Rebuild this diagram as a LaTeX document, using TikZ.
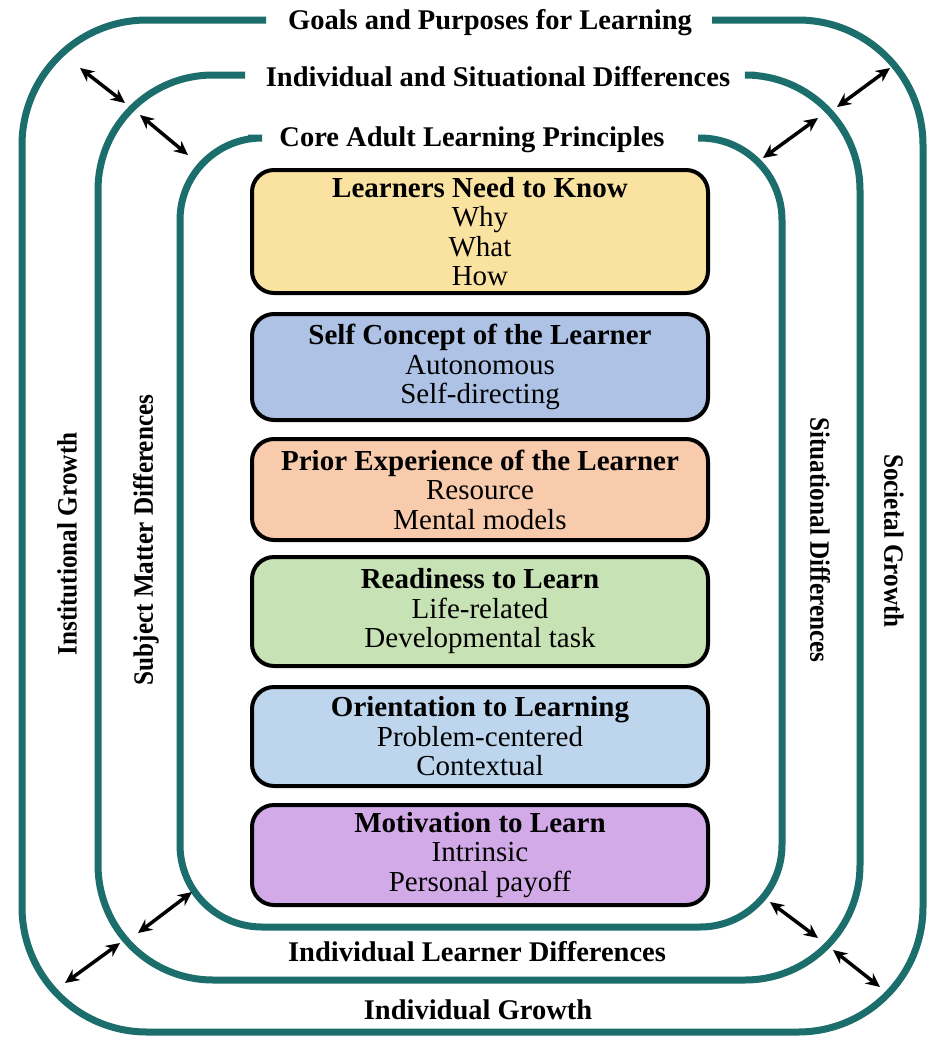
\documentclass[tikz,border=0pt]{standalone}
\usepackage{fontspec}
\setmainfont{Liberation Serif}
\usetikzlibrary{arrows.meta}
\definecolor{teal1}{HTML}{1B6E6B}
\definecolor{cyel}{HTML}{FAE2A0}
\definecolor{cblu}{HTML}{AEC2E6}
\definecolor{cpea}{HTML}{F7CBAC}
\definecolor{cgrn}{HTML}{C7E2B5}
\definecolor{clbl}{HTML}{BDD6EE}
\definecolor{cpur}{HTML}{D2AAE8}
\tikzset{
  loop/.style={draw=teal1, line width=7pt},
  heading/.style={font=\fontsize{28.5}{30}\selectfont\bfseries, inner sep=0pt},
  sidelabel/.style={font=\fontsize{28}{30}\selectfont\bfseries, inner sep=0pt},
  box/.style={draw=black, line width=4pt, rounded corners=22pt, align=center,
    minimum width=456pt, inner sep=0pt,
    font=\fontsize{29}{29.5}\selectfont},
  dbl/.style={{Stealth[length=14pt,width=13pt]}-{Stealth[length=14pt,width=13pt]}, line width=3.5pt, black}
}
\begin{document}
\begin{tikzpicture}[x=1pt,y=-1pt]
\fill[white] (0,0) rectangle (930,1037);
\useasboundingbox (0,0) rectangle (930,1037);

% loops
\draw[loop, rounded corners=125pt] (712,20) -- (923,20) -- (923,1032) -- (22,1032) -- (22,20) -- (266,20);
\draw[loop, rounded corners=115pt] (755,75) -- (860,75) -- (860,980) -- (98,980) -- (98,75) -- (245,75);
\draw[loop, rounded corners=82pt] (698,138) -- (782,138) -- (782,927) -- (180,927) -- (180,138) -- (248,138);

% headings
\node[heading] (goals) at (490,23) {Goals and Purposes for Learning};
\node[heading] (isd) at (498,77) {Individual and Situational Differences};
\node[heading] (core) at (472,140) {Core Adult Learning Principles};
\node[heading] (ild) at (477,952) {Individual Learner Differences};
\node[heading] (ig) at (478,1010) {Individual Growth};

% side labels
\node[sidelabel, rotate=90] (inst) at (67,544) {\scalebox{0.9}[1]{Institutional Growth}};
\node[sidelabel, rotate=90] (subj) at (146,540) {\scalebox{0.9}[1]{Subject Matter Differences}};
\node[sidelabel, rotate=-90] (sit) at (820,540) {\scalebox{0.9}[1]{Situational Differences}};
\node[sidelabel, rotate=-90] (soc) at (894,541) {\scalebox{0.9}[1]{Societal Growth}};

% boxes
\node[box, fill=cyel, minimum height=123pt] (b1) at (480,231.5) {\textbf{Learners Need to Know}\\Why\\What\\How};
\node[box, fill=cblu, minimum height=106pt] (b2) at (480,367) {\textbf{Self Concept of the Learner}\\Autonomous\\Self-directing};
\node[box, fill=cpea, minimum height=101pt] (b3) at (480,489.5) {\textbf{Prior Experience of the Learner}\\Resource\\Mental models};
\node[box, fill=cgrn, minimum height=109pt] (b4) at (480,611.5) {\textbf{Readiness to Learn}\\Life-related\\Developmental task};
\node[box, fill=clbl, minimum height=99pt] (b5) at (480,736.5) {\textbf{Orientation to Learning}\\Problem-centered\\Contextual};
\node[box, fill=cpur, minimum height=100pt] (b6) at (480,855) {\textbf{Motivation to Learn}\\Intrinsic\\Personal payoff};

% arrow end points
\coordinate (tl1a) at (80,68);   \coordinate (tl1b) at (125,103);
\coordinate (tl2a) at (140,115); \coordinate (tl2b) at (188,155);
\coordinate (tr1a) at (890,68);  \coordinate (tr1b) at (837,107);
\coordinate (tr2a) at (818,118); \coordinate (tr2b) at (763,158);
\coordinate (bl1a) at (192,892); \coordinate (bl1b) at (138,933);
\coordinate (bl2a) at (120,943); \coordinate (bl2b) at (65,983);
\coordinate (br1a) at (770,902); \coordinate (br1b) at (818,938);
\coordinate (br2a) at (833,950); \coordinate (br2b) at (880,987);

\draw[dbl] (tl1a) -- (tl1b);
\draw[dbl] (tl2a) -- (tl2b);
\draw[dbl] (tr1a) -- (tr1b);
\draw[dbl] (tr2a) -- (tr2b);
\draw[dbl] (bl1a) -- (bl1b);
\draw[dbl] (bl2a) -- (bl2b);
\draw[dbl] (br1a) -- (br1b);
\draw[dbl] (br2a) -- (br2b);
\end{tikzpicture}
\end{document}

INSTRUCTION: Make an exact copy of the whole listing, but don't bring over any pictures.

COMPLETED EXERCISE:
Rebuild this diagram as a LaTeX document, using TikZ.
\documentclass[tikz,border=0pt]{standalone}
\usepackage{fontspec}
\setmainfont{Liberation Serif}
\usetikzlibrary{arrows.meta}
\definecolor{teal1}{HTML}{1B6E6B}
\definecolor{cyel}{HTML}{FAE2A0}
\definecolor{cblu}{HTML}{AEC2E6}
\definecolor{cpea}{HTML}{F7CBAC}
\definecolor{cgrn}{HTML}{C7E2B5}
\definecolor{clbl}{HTML}{BDD6EE}
\definecolor{cpur}{HTML}{D2AAE8}
\tikzset{
  loop/.style={draw=teal1, line width=7pt},
  heading/.style={font=\fontsize{28.5}{30}\selectfont\bfseries, inner sep=0pt},
  sidelabel/.style={font=\fontsize{28}{30}\selectfont\bfseries, inner sep=0pt},
  box/.style={draw=black, line width=4pt, rounded corners=22pt, align=center,
    minimum width=456pt, inner sep=0pt,
    font=\fontsize{29}{29.5}\selectfont},
  dbl/.style={{Stealth[length=14pt,width=13pt]}-{Stealth[length=14pt,width=13pt]}, line width=3.5pt, black}
}
\begin{document}
\begin{tikzpicture}[x=1pt,y=-1pt]
\fill[white] (0,0) rectangle (930,1037);
\useasboundingbox (0,0) rectangle (930,1037);

% loops
\draw[loop, rounded corners=125pt] (712,20) -- (923,20) -- (923,1032) -- (22,1032) -- (22,20) -- (266,20);
\draw[loop, rounded corners=115pt] (755,75) -- (860,75) -- (860,980) -- (98,980) -- (98,75) -- (245,75);
\draw[loop, rounded corners=82pt] (698,138) -- (782,138) -- (782,927) -- (180,927) -- (180,138) -- (248,138);

% headings
\node[heading] (goals) at (490,23) {Goals and Purposes for Learning};
\node[heading] (isd) at (498,77) {Individual and Situational Differences};
\node[heading] (core) at (472,140) {Core Adult Learning Principles};
\node[heading] (ild) at (477,952) {Individual Learner Differences};
\node[heading] (ig) at (478,1010) {Individual Growth};

% side labels
\node[sidelabel, rotate=90] (inst) at (67,544) {\scalebox{0.9}[1]{Institutional Growth}};
\node[sidelabel, rotate=90] (subj) at (146,540) {\scalebox{0.9}[1]{Subject Matter Differences}};
\node[sidelabel, rotate=-90] (sit) at (820,540) {\scalebox{0.9}[1]{Situational Differences}};
\node[sidelabel, rotate=-90] (soc) at (894,541) {\scalebox{0.9}[1]{Societal Growth}};

% boxes
\node[box, fill=cyel, minimum height=123pt] (b1) at (480,231.5) {\textbf{Learners Need to Know}\\Why\\What\\How};
\node[box, fill=cblu, minimum height=106pt] (b2) at (480,367) {\textbf{Self Concept of the Learner}\\Autonomous\\Self-directing};
\node[box, fill=cpea, minimum height=101pt] (b3) at (480,489.5) {\textbf{Prior Experience of the Learner}\\Resource\\Mental models};
\node[box, fill=cgrn, minimum height=109pt] (b4) at (480,611.5) {\textbf{Readiness to Learn}\\Life-related\\Developmental task};
\node[box, fill=clbl, minimum height=99pt] (b5) at (480,736.5) {\textbf{Orientation to Learning}\\Problem-centered\\Contextual};
\node[box, fill=cpur, minimum height=100pt] (b6) at (480,855) {\textbf{Motivation to Learn}\\Intrinsic\\Personal payoff};

% arrow end points
\coordinate (tl1a) at (80,68);   \coordinate (tl1b) at (125,103);
\coordinate (tl2a) at (140,115); \coordinate (tl2b) at (188,155);
\coordinate (tr1a) at (890,68);  \coordinate (tr1b) at (837,107);
\coordinate (tr2a) at (818,118); \coordinate (tr2b) at (763,158);
\coordinate (bl1a) at (192,892); \coordinate (bl1b) at (138,933);
\coordinate (bl2a) at (120,943); \coordinate (bl2b) at (65,983);
\coordinate (br1a) at (770,902); \coordinate (br1b) at (818,938);
\coordinate (br2a) at (833,950); \coordinate (br2b) at (880,987);

\draw[dbl] (tl1a) -- (tl1b);
\draw[dbl] (tl2a) -- (tl2b);
\draw[dbl] (tr1a) -- (tr1b);
\draw[dbl] (tr2a) -- (tr2b);
\draw[dbl] (bl1a) -- (bl1b);
\draw[dbl] (bl2a) -- (bl2b);
\draw[dbl] (br1a) -- (br1b);
\draw[dbl] (br2a) -- (br2b);
\end{tikzpicture}
\end{document}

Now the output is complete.